* [SUPPLIED MATERIAL]:
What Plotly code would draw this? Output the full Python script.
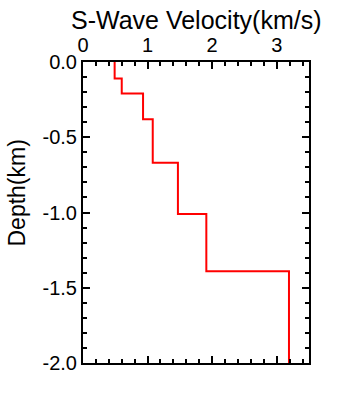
import plotly.graph_objects as go

velocity = [0.49, 0.6, 0.93, 1.08, 1.47, 1.91, 3.19, 3.19]
depth = [0.0, -0.11, -0.21, -0.38, -0.67, -1.01, -1.39, -2.0]
x_ticks = [0, 1, 2, 3]
y_ticks = [0.0, -0.5, -1.0, -1.5, -2.0]
y_tick_text = ["0.0", "-0.5", "-1.0", "-1.5", "-2.0"]

FONT = "Liberation Sans, Arial, sans-serif"

fig = go.Figure()
fig.add_trace(go.Scatter(x=velocity, y=depth, mode="lines", line_shape="vh",
                         line=dict(color="#ff0000", width=2), showlegend=False))

axis_common = dict(showline=True, linecolor="black", linewidth=2, mirror="allticks",
                   ticks="inside", tickcolor="black", tickwidth=2, ticklen=7,
                   showgrid=False, zeroline=False, automargin=False,
                   tickfont=dict(family=FONT, size=20, color="black"))

fig.update_xaxes(range=[0, 3.5], side="top", tickvals=x_ticks,
                 minor=dict(dtick=0.2, ticks="inside", ticklen=4, tickwidth=2, tickcolor="black"),
                 **axis_common)
fig.update_yaxes(range=[-2.0, 0.0], tickvals=y_ticks, ticktext=y_tick_text,
                 minor=dict(dtick=0.1, ticks="inside", ticklen=4, tickwidth=2, tickcolor="black"),
                 **axis_common)

fig.update_layout(
    width=349, height=397,
    margin=dict(l=83, r=40, t=62, b=34),
    paper_bgcolor="white", plot_bgcolor="white",
    annotations=[
        dict(text="S-Wave Velocity(km/s)", xref="paper", yref="paper", x=0.5, y=1,
             yshift=26, xanchor="center", yanchor="bottom", showarrow=False,
             font=dict(family=FONT, size=25, color="black")),
        dict(text="Depth(km)", xref="paper", yref="paper", x=0, xshift=-67, y=0.5, yshift=19,
             xanchor="center", yanchor="middle", textangle=-90, showarrow=False,
             borderpad=0, font=dict(family=FONT, size=23, color="black")),
    ],
)

fig.write_html("out.html", config={"displayModeBar": False},
               post_script="document.body.style.margin='0';document.body.style.overflow='hidden';")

* [TASK TO COMPLETE]:
Quote every line word for word and keep the images out of the copy.

* [COMPLETED TASK]:
What Plotly code would draw this? Output the full Python script.
import plotly.graph_objects as go

velocity = [0.49, 0.6, 0.93, 1.08, 1.47, 1.91, 3.19, 3.19]
depth = [0.0, -0.11, -0.21, -0.38, -0.67, -1.01, -1.39, -2.0]
x_ticks = [0, 1, 2, 3]
y_ticks = [0.0, -0.5, -1.0, -1.5, -2.0]
y_tick_text = ["0.0", "-0.5", "-1.0", "-1.5", "-2.0"]

FONT = "Liberation Sans, Arial, sans-serif"

fig = go.Figure()
fig.add_trace(go.Scatter(x=velocity, y=depth, mode="lines", line_shape="vh",
                         line=dict(color="#ff0000", width=2), showlegend=False))

axis_common = dict(showline=True, linecolor="black", linewidth=2, mirror="allticks",
                   ticks="inside", tickcolor="black", tickwidth=2, ticklen=7,
                   showgrid=False, zeroline=False, automargin=False,
                   tickfont=dict(family=FONT, size=20, color="black"))

fig.update_xaxes(range=[0, 3.5], side="top", tickvals=x_ticks,
                 minor=dict(dtick=0.2, ticks="inside", ticklen=4, tickwidth=2, tickcolor="black"),
                 **axis_common)
fig.update_yaxes(range=[-2.0, 0.0], tickvals=y_ticks, ticktext=y_tick_text,
                 minor=dict(dtick=0.1, ticks="inside", ticklen=4, tickwidth=2, tickcolor="black"),
                 **axis_common)

fig.update_layout(
    width=349, height=397,
    margin=dict(l=83, r=40, t=62, b=34),
    paper_bgcolor="white", plot_bgcolor="white",
    annotations=[
        dict(text="S-Wave Velocity(km/s)", xref="paper", yref="paper", x=0.5, y=1,
             yshift=26, xanchor="center", yanchor="bottom", showarrow=False,
             font=dict(family=FONT, size=25, color="black")),
        dict(text="Depth(km)", xref="paper", yref="paper", x=0, xshift=-67, y=0.5, yshift=19,
             xanchor="center", yanchor="middle", textangle=-90, showarrow=False,
             borderpad=0, font=dict(family=FONT, size=23, color="black")),
    ],
)

fig.write_html("out.html", config={"displayModeBar": False},
               post_script="document.body.style.margin='0';document.body.style.overflow='hidden';")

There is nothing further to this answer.